Additional Information
This document may be deemed to be solicitation material in respect of the proposed combination of Charles River and WuXi. In connection with the proposed transaction, Charles River has filed a definitive proxy statement with the SEC. Before making any voting or investment decisions, investors and security holders are urged to read the definitive proxy statement and any other relevant documents filed with the SEC because they will contain important information. The definitive proxy statement has been mailed to the shareholders of Charles River seeking their approval of the proposed transaction. Charles River’s shareholders may also obtain a copy of the definitive proxy statement free of charge by directing a request to: Charles River Laboratories, 251 Ballardvale Street, Wilmington, MA 01887, Attention: General Counsel. In addition, the definitive proxy statement is available free of charge at the SEC’s website, www.sec.gov or on Charles River’s website at www.criver.com/specialwuxi2010.
This document is not a solicitation of proxies from WuXi’s security holders to approve the proposed combination. In connection with the proposed transaction, WuXi has filed a scheme document that has been approved by the Grand Court of the Cayman Islands with the SEC on Form 6-K. The approved scheme document has been mailed to WuXi’s security holders seeking their approval of the proposed combination. Before making any voting or investment decisions, WuXi’s security holders are urged to read the approve scheme document and any other relevant documents filed with the SEC because they will contain important information. WuXi’s security holders will also be able to obtain a copy of the approved scheme document free of charge by directing a request to: 288 Fute Zhong Road, Waigaoqiao Free Trade Zone, Shanghai 200131, People’s Republic of China, Attention: Genyong Qiu. In addition, the approved scheme document is available free of charge at the SEC’s website, www.sec.gov. WuXi’s security holders may also access copies of the documents filed with the SEC by WuXi on WuXi’s website at www.wuxiapptec.com.

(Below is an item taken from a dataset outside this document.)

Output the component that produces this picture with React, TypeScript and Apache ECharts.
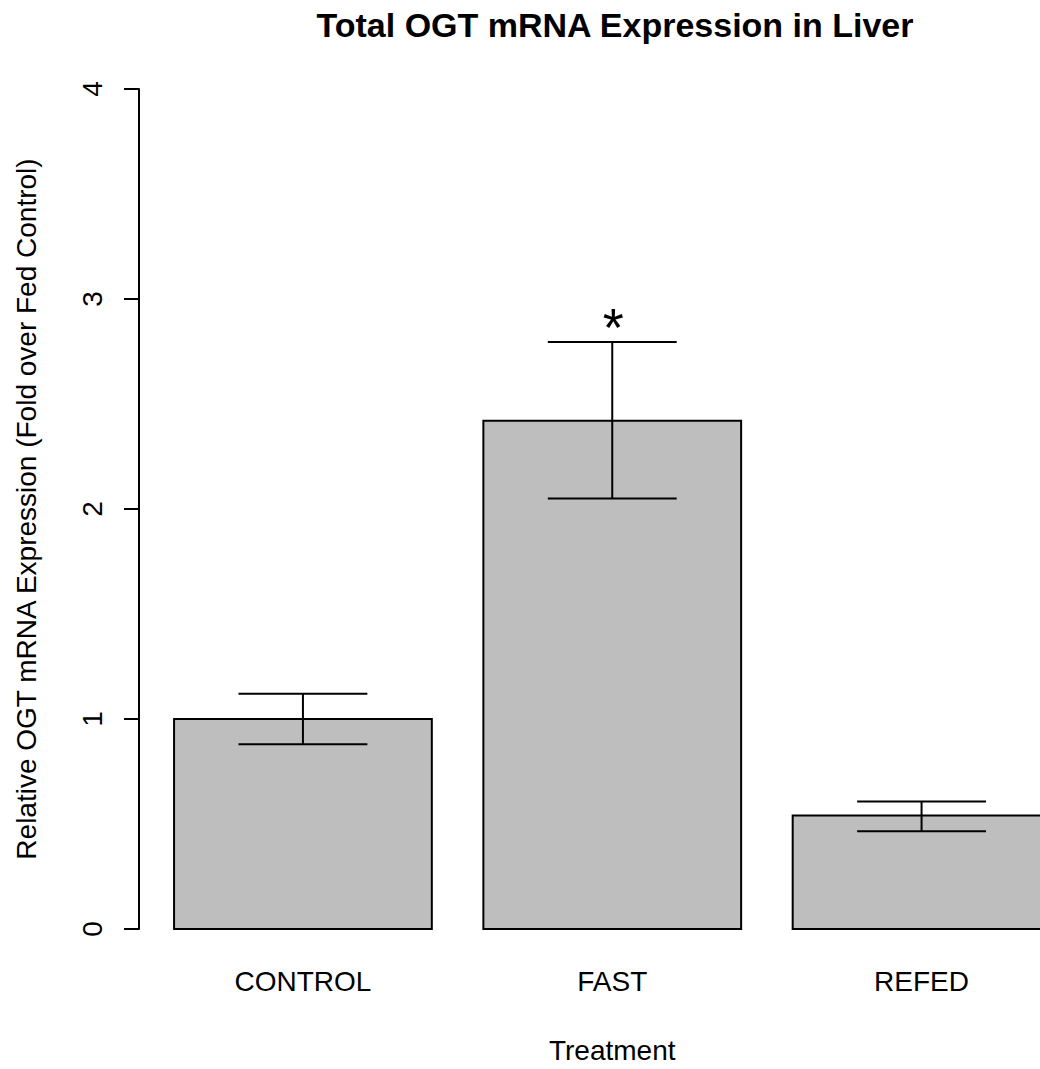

Charles River, WuXi and their respective directors and executive officers and other members of management may be deemed to be participants in the solicitation of proxies in respect of the proposed transaction. Information regarding Charles River’s directors and executive officers is available in Charles River’s proxy statement for its 2010 annual meeting of shareholders, which was filed with the SEC on March 30, 2010. Information regarding the interests of Charles River’s directors and certain members of Charles River’s management in the proposed transaction is set forth in the definitive proxy statement filed with the SEC. Information regarding WuXi’s directors and executive officers is available in WuXi’s annual report on Form 20-F for the fiscal year ended December 31, 2009, which was filed with the SEC on April 23, 2010. Information regarding the interests of WuXi’s directors and certain members of WuXi’s management in the proposed transaction is available in WuXi’s approved scheme document, which was filed on Form 6-K with the SEC on June 29, 2010.
This document does not constitute an offer of any securities for sale or a solicitation of an offer to buy any securities. The Charles River shares to be issued in the proposed transaction have not been and will not be registered under the Securities Act of 1933, as amended (the “Securities Act”), and may not be offered or sold in the United States absent registration or an applicable exemption from registration requirements. Charles River intends to issue such Charles River shares pursuant to the exemption from registration set forth in Section 3(a)(10) of the Securities Act.